Opinion / Ed Stocker
Protest vote
One of the great mistakes of the early days of reporting on Trumpism was to lump all of the former US president’s supporters into a uniform bloc. In the run-up to the Italian elections on 25 September, it would be easy to do the same when looking at the backers of the right-wing Fratelli d’Italia party, led by Giorgia Meloni (pictured). She is someone who has rallied in opposition to the “LGBT lobby” and declared a need for a “naval blockade” against illegal immigrants. Surely all of her supporters have extreme views?

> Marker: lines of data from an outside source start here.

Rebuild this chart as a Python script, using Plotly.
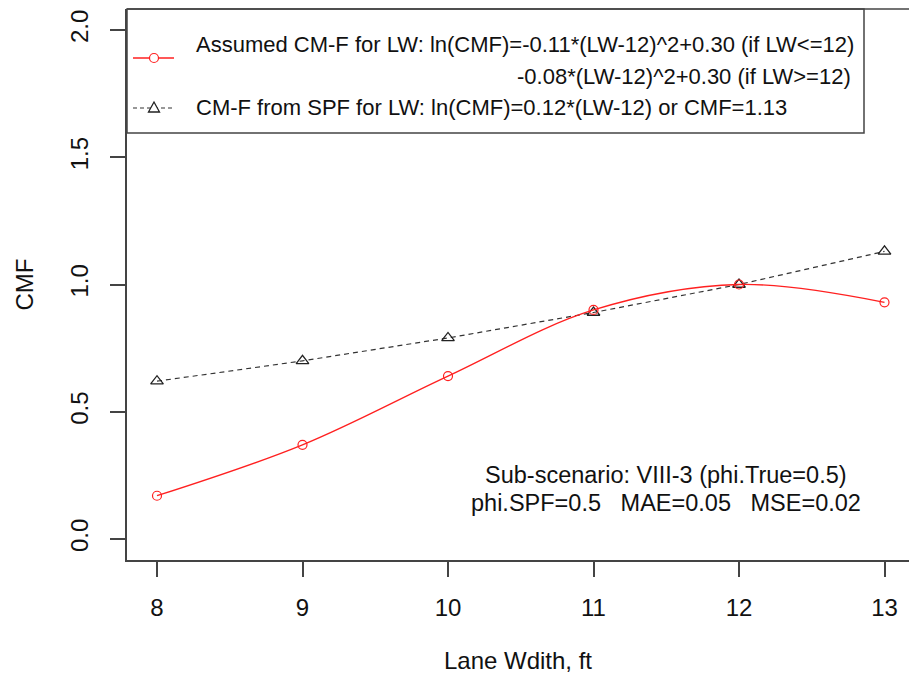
import plotly.graph_objects as go

# ---- data ----
lane_width = [8, 9, 10, 11, 12, 13]
cmf_assumed = [0.17, 0.37, 0.64, 0.90, 1.00, 0.93]
cmf_spf = [0.62, 0.70, 0.79, 0.89, 1.00, 1.13]
x_ticks = [8, 9, 10, 11, 12, 13]
y_ticks = [0.0, 0.5, 1.0, 1.5, 2.0]
y_tick_text = ["0.0", "0.5", "1.0", "1.5", "2.0"]

legend_line1 = "Assumed CM-F for LW: ln(CMF)=-0.11*(LW-12)^2+0.30 (if LW<=12)"
legend_line2 = "-0.08*(LW-12)^2+0.30 (if LW>=12)"
legend_line3 = "CM-F from SPF for LW: ln(CMF)=0.12*(LW-12) or CMF=1.13"
note1 = "Sub-scenario: VIII-3 (phi.True=0.5)"
note2 = "phi.SPF=0.5   MAE=0.05   MSE=0.02"

FONT = "Liberation Sans, Arial, sans-serif"
W, H = 909, 683
L, R, T, B = 127, 0, 9, 123
PW, PH = W - L - R, H - T - B


def px(x):
    return (x - L) / PW


def py(y):
    return (H - B - y) / PH


fig = go.Figure()
fig.add_trace(go.Scatter(
    x=lane_width, y=cmf_spf, mode="lines+markers",
    line=dict(color="#333333", width=1.2, dash="5px,4px"),
    marker=dict(symbol="triangle-up-open", size=11, color="#222222",
                line=dict(width=1.3)),
    showlegend=False, cliponaxis=False))
fig.add_trace(go.Scatter(
    x=lane_width, y=cmf_assumed, mode="lines+markers",
    line=dict(color="#ff2020", width=1.3, shape="spline", smoothing=1.0),
    marker=dict(symbol="circle-open", size=9, color="#ff2020",
                line=dict(width=1.2)),
    showlegend=False, cliponaxis=False))

shapes = []
# top border of the plot box
shapes.append(dict(type="line", xref="paper", yref="paper", x0=0, x1=1, y0=1, y1=1,
                   line=dict(color="#444444", width=1.5)))
# legend box
shapes.append(dict(type="rect", xref="paper", yref="paper",
                   x0=0, x1=px(864), y0=py(133), y1=1,
                   line=dict(color="#444444", width=1.5), fillcolor="white", layer="below"))
# legend samples
shapes.append(dict(type="line", xref="paper", yref="paper", x0=px(133), x1=px(174),
                   y0=py(58), y1=py(58), line=dict(color="#ff2020", width=1.5)))
shapes.append(dict(type="circle", xref="paper", yref="paper", xsizemode="pixel", ysizemode="pixel",
                   xanchor=px(154), yanchor=py(58), x0=-4.5, x1=4.5, y0=-4.5, y1=4.5,
                   line=dict(color="#ff2020", width=1.2), fillcolor="white"))
shapes.append(dict(type="line", xref="paper", yref="paper", x0=px(133), x1=px(174),
                   y0=py(108), y1=py(108), line=dict(color="#333333", width=1.2, dash="4px,3px")))
shapes.append(dict(type="path", xref="paper", yref="paper", xsizemode="pixel", ysizemode="pixel",
                   xanchor=px(154), yanchor=py(108),
                   path="M-5.5,-4 L5.5,-4 L0,6 Z",
                   line=dict(color="#222222", width=1.3), fillcolor="white"))

annotations = [
    dict(xref="paper", yref="paper", x=px(194), y=py(44), xanchor="left", yanchor="middle",
         text=legend_line1, showarrow=False, font=dict(family=FONT, size=22, color="#111111")),
    dict(xref="paper", yref="paper", x=px(853), y=py(77), xanchor="right", yanchor="middle",
         text=legend_line2, showarrow=False, font=dict(family=FONT, size=22, color="#111111")),
    dict(xref="paper", yref="paper", x=px(194), y=py(107), xanchor="left", yanchor="middle",
         text=legend_line3, showarrow=False, font=dict(family=FONT, size=22, color="#111111")),
    dict(x=11.5, y=0.25, xanchor="center", yanchor="middle", text=note1, showarrow=False,
         font=dict(family=FONT, size=23.5, color="#111111")),
    dict(x=11.5, y=0.14, xanchor="center", yanchor="middle", text=note2, showarrow=False,
         font=dict(family=FONT, size=23.5, color="#111111")),
]

fig.update_layout(
    width=W, height=H,
    margin=dict(l=L, r=R, t=T, b=B, pad=0),
    paper_bgcolor="white", plot_bgcolor="white",
    font=dict(family=FONT, size=24, color="#111111"),
    shapes=shapes, annotations=annotations,
    xaxis=dict(range=[8 - 30 / 145.5, 8 + (909 - 157) / 145.5],
               tickvals=x_ticks, ticks="outside", ticklen=15, tickwidth=1.5, tickcolor="#444444",
               showline=True, linecolor="#444444", linewidth=1.5, showgrid=False, zeroline=False,
               tickfont=dict(family=FONT, size=24), ticklabelstandoff=10,
               title=dict(text="Lane Wdith, ft", font=dict(family=FONT, size=24), standoff=33)),
    yaxis=dict(range=[-0.0825, 2.0825],
               tickvals=y_ticks, ticktext=y_tick_text, ticks="outside", ticklen=15, tickwidth=1.5,
               tickcolor="#444444", tickangle=-90,
               showline=True, linecolor="#444444", linewidth=1.5, showgrid=False, zeroline=False,
               tickfont=dict(family=FONT, size=24), ticklabelstandoff=13,
               title=dict(text="CMF", font=dict(family=FONT, size=24), standoff=25)),
)

fig.write_html("out.html")
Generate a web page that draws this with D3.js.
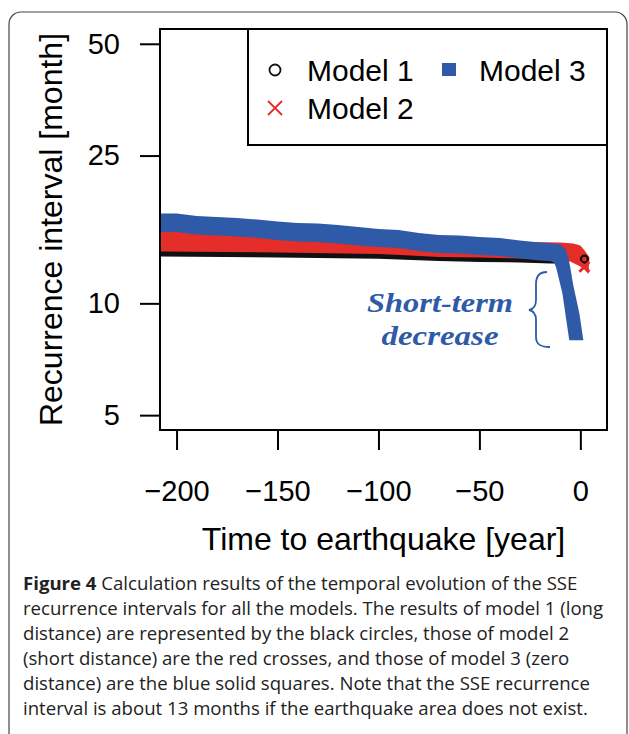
<!DOCTYPE html>
<html>
<head>
<meta charset="utf-8">
<script src="https://cdn.jsdelivr.net/npm/d3@7"></script>
<style>
    html, body { margin: 0; padding: 0; background: #fff; }
    svg { display: block; }
</style>
</head>
<body>
<div id="chart"></div>
<script>
// Model 3 (zero distance, blue squares): outer edge of the band, then inner edge
var model3OuterYears = [-208, -200, -190, -180, -170, -160, -150, -140, -130, -120, -110, -100, -90, -80, -70, -60, -50, -40, -30, -20, -15, -10, -7.5, -6, -5, -3.5, -0.5, 1.5];
var model3OuterValues = [17.46, 17.46, 17.19, 17.08, 16.98, 16.82, 16.62, 16.46, 16.41, 16.26, 16.06, 15.86, 15.76, 15.47, 15.28, 15.23, 15.09, 15.00, 14.77, 14.59, 14.54, 14.41, 14.06, 13.30, 12.50, 11.18, 9.40, 7.95];
var model3InnerYears = [-208, -200, -190, -180, -170, -160, -150, -140, -130, -120, -110, -100, -90, -80, -70, -60, -50, -40, -30, -20, -15, -13, -12, -8.9, -5.5];
var model3InnerValues = [15.57, 15.57, 15.33, 15.23, 15.14, 15.00, 14.81, 14.68, 14.63, 14.50, 14.32, 14.19, 14.10, 13.84, 13.67, 13.63, 13.50, 13.42, 13.21, 13.05, 13.01, 12.89, 12.49, 10.64, 7.95];

// Model 2 (short distance, red crosses)
var model2UpperYears = [-208, -150, -100, -70, -50, -30, -25, -10, -3.5, 0, 2, 4.5, 4];
var model2UpperValues = [15.81, 15.05, 14.41, 13.88, 13.71, 14.60, 14.63, 14.59, 14.50, 14.32, 13.90, 13.30, 12.00];
var model2LowerYears = [-208, -150, -100, -70, -50, -30, -15, -10, -5, -1, 1.5];
var model2LowerValues = [13.80, 13.71, 13.59, 13.34, 13.29, 13.21, 13.13, 13.09, 12.97, 12.65, 12.42];

// Model 1 (long distance, black circles)
var model1Years = [-208, -150, -100, -70, -50, -30, -15, -8];
var model1Upper = [13.97, 13.88, 13.76, 13.50, 13.46, 13.38, 13.29, 13.26];
var model1Lower = [13.38, 13.29, 13.19, 13.01, 12.93, 12.89, 12.81, 12.81];

// last points right at the earthquake
var endYears = [2];
var model1EndValues = [13.15];
var model2EndValues = [12.55];

var xTicks = [-200, -150, -100, -50, 0];
var yTicks = [5, 10, 25, 50];
var legendLabels = ['Model 1', 'Model 2', 'Model 3'];
var legendShapes = ['circle', 'cross', 'square'];

var captionLines = [
    'Calculation results of the temporal evolution of the SSE',
    'recurrence intervals for all the models. The results of model 1 (long',
    'distance) are represented by the black circles, those of model 2',
    '(short distance) are the red crosses, and those of model 3 (zero',
    'distance) are the blue solid squares. Note that the SSE recurrence',
    'interval is about 13 months if the earthquake area does not exist.'
];

(function (d3) {
    'use strict';

    var W = 629, H = 734;
    var BLUE = '#2f5aa8', RED = '#e52d2a', BLACK = '#111';
    var sans = '"Liberation Sans", Arial, Helvetica, sans-serif';

    var box = { left: 160, right: 607, top: 29, bottom: 430 };

    var svg = d3.select('#chart').append('svg')
        .attr('width', W)
        .attr('height', H);

    // outer rounded frame of the figure
    svg.append('rect')
        .attr('x', 9).attr('y', 12)
        .attr('width', 618).attr('height', 740)
        .attr('rx', 12).attr('ry', 12)
        .attr('fill', 'none')
        .attr('stroke', '#444')
        .attr('stroke-width', 1.2);

    var x = d3.scaleLinear().domain([-208.2, 13.2]).range([box.left, box.right]);
    var y = d3.scaleLog().domain([4.56, 54.8]).range([box.bottom, box.top]);

    svg.append('clipPath').attr('id', 'plotclip')
        .append('rect')
        .attr('x', box.left).attr('y', box.top)
        .attr('width', box.right - box.left).attr('height', box.bottom - box.top);

    var plot = svg.append('g').attr('clip-path', 'url(#plotclip)');

    /**
     * zip years/values into points
     */
    function pts(years, values) {
        return years.map(function (t, i) { return { t: t, v: values[i] }; });
    }

    /**
     * closed polygon: one edge forward, other edge backwards
     */
    function band(upper, lower) {
        var ring = upper.concat(lower.slice().reverse());
        return d3.line()
            .x(function (d) { return x(d.t); })
            .y(function (d) { return y(d.v); })(ring) + 'Z';
    }

    // Model 1 band
    plot.append('path')
        .attr('d', band(pts(model1Years, model1Upper), pts(model1Years, model1Lower)))
        .attr('fill', BLACK);

    // Model 2 band
    plot.append('path')
        .attr('d', band(pts(model2UpperYears, model2UpperValues), pts(model2LowerYears, model2LowerValues)))
        .attr('fill', RED);

    // Model 3 band
    plot.append('path')
        .attr('d', band(pts(model3OuterYears, model3OuterValues), pts(model3InnerYears, model3InnerValues)))
        .attr('fill', BLUE);

    // last markers of model 1 and 2
    plot.selectAll('circle.end1')
        .data(pts(endYears, model1EndValues))
        .enter().append('circle')
        .attr('class', 'end1')
        .attr('cx', function (d) { return x(d.t); })
        .attr('cy', function (d) { return y(d.v); })
        .attr('r', 3.5)
        .attr('fill', 'none')
        .attr('stroke', BLACK)
        .attr('stroke-width', 2.2);

    plot.selectAll('path.end2')
        .data(pts(endYears, model2EndValues))
        .enter().append('path')
        .attr('class', 'end2')
        .attr('d', function (d) {
            var cx = x(d.t), cy = y(d.v), s = 5;
            return 'M' + (cx - s) + ',' + (cy - s) + 'L' + (cx + s) + ',' + (cy + s) +
                'M' + (cx - s) + ',' + (cy + s) + 'L' + (cx + s) + ',' + (cy - s);
        })
        .attr('stroke', RED)
        .attr('stroke-width', 3);

    // plot box
    svg.append('rect')
        .attr('x', box.left).attr('y', box.top)
        .attr('width', box.right - box.left).attr('height', box.bottom - box.top)
        .attr('fill', 'none')
        .attr('stroke', '#000')
        .attr('stroke-width', 2);

    // axes
    var xAxis = svg.append('g')
        .attr('transform', 'translate(0,' + box.bottom + ')')
        .call(d3.axisBottom(x).tickValues(xTicks).tickSize(20).tickPadding(30)
            .tickFormat(function (d) { return d < 0 ? '\u2212' + Math.abs(d) : String(d); }));

    var yAxis = svg.append('g')
        .attr('transform', 'translate(' + box.left + ',0)')
        .call(d3.axisLeft(y).tickValues(yTicks).tickSize(20).tickPadding(20)
            .tickFormat(d3.format('d')));

    [xAxis, yAxis].forEach(function (a) {
        a.select('.domain').remove();
        a.selectAll('line').attr('stroke', '#000').attr('stroke-width', 2);
        a.selectAll('text')
            .attr('fill', '#000')
            .style('font-family', sans)
            .style('font-size', '29px');
    });

    // axis titles
    svg.append('text')
        .attr('x', (box.left + box.right) / 2)
        .attr('y', 550)
        .attr('text-anchor', 'middle')
        .style('font-family', sans)
        .style('font-size', '32px')
        .text('Time to earthquake [year]');

    svg.append('text')
        .attr('transform', 'translate(62,' + ((box.top + box.bottom) / 2) + ') rotate(-90)')
        .attr('text-anchor', 'middle')
        .style('font-family', sans)
        .style('font-size', '32px')
        .text('Recurrence interval [month]');

    // legend
    var legend = svg.append('g');
    legend.append('rect')
        .attr('x', 248).attr('y', box.top)
        .attr('width', box.right - 248).attr('height', 145 - box.top)
        .attr('fill', '#fff')
        .attr('stroke', '#000')
        .attr('stroke-width', 2);

    var legendColors = [BLACK, RED, BLUE];
    var colX = [275, 449], rowY = [70, 108];

    legendLabels.forEach(function (label, i) {
        var col = i < 2 ? 0 : 1,
            row = i < 2 ? i : 0,
            sx = colX[col], sy = rowY[row];

        if (legendShapes[i] === 'circle') {
            legend.append('circle')
                .attr('cx', sx).attr('cy', sy).attr('r', 5.5)
                .attr('fill', 'none').attr('stroke', legendColors[i]).attr('stroke-width', 1.8);
        } else if (legendShapes[i] === 'cross') {
            legend.append('path')
                .attr('d', 'M' + (sx - 7) + ',' + (sy - 7) + 'L' + (sx + 7) + ',' + (sy + 7) +
                    'M' + (sx - 7) + ',' + (sy + 7) + 'L' + (sx + 7) + ',' + (sy - 7))
                .attr('stroke', legendColors[i]).attr('stroke-width', 1.8);
        } else {
            legend.append('rect')
                .attr('x', sx - 7).attr('y', sy - 7).attr('width', 14).attr('height', 13)
                .attr('fill', legendColors[i]);
        }

        legend.append('text')
            .attr('x', sx + 32 - col * 2)
            .attr('y', sy)
            .attr('dy', '0.35em')
            .style('font-family', sans)
            .style('font-size', '30px')
            .text(label);
    });

    // annotation of the short-term decrease
    var note = svg.append('g')
        .attr('fill', BLUE)
        .attr('text-anchor', 'middle')
        .style('font-family', '"Liberation Serif", "Times New Roman", serif')
        .style('font-weight', 'bold')
        .style('font-style', 'italic')
        .style('font-size', '28px');
    note.append('text').attr('x', 440).attr('y', 312)
        .attr('textLength', 146).attr('lengthAdjust', 'spacingAndGlyphs')
        .text('Short-term');
    note.append('text').attr('x', 440).attr('y', 345)
        .attr('textLength', 117).attr('lengthAdjust', 'spacingAndGlyphs')
        .text('decrease');

    svg.append('path')
        .attr('d', 'M547,272 C539,272 536,276 536,284 L536,300 C536,306 534,309 529,310' +
            ' C534,311 536,314 536,320 L536,337 C536,344 540,347 550,347')
        .attr('fill', 'none')
        .attr('stroke', BLUE)
        .attr('stroke-width', 1.8);

    // caption
    var cap = svg.append('g')
        .style('font-family', '"Open Sans", "Noto Sans", sans-serif')
        .style('font-size', '18.6px')
        .attr('fill', '#222');

    captionLines.forEach(function (line, i) {
        var t = cap.append('text')
            .attr('x', 23)
            .attr('y', 590 + i * 25);
        if (i === 0) {
            t.append('tspan').style('font-weight', 'bold').text('Figure 4');
            t.append('tspan').text(' ' + line);
        } else {
            t.text(line);
        }
    });

})(d3);
</script>
</body>
</html>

While Meloni is clearly a far-right candidate, many will be voting for her for reasons that have little to do with immigration or LGBT rights. There are those who will do so simply because they don’t feel represented by any of Italy’s other squabbling politicians. Meloni can paint herself as an outsider, having not dirtied her hands in any of the nation’s recent disastrous coalitions. Many believe that she could soon be the country’s prime minister, even if polls suggest that about 42 per cent of voters are undecided about who to support.
There was no talk of naval blockades in a recent debate between Meloni and the Democratic Party’s schoolmasterly secretary, Enrico Letta, hosted by newspaper Corriere della Sera’s streaming channel on Monday. Instead, her discourse centred on European agreements and migration-processing camps in third-party nations – controversial, perhaps, but tested in Australia and on the cards for the UK.
While Meloni’s bid to appear more moderate should be taken with a pinch of salt, her popularity is a reaction to a broken political system. The anti-establishment Five Star Movement became the nation’s principal party in 2018 because people were fed up with traditional politicians. The same could happen this time around but the consequences would be altogether more serious.
Ed Stocker is Monocle’s European editor at large, based in Milan.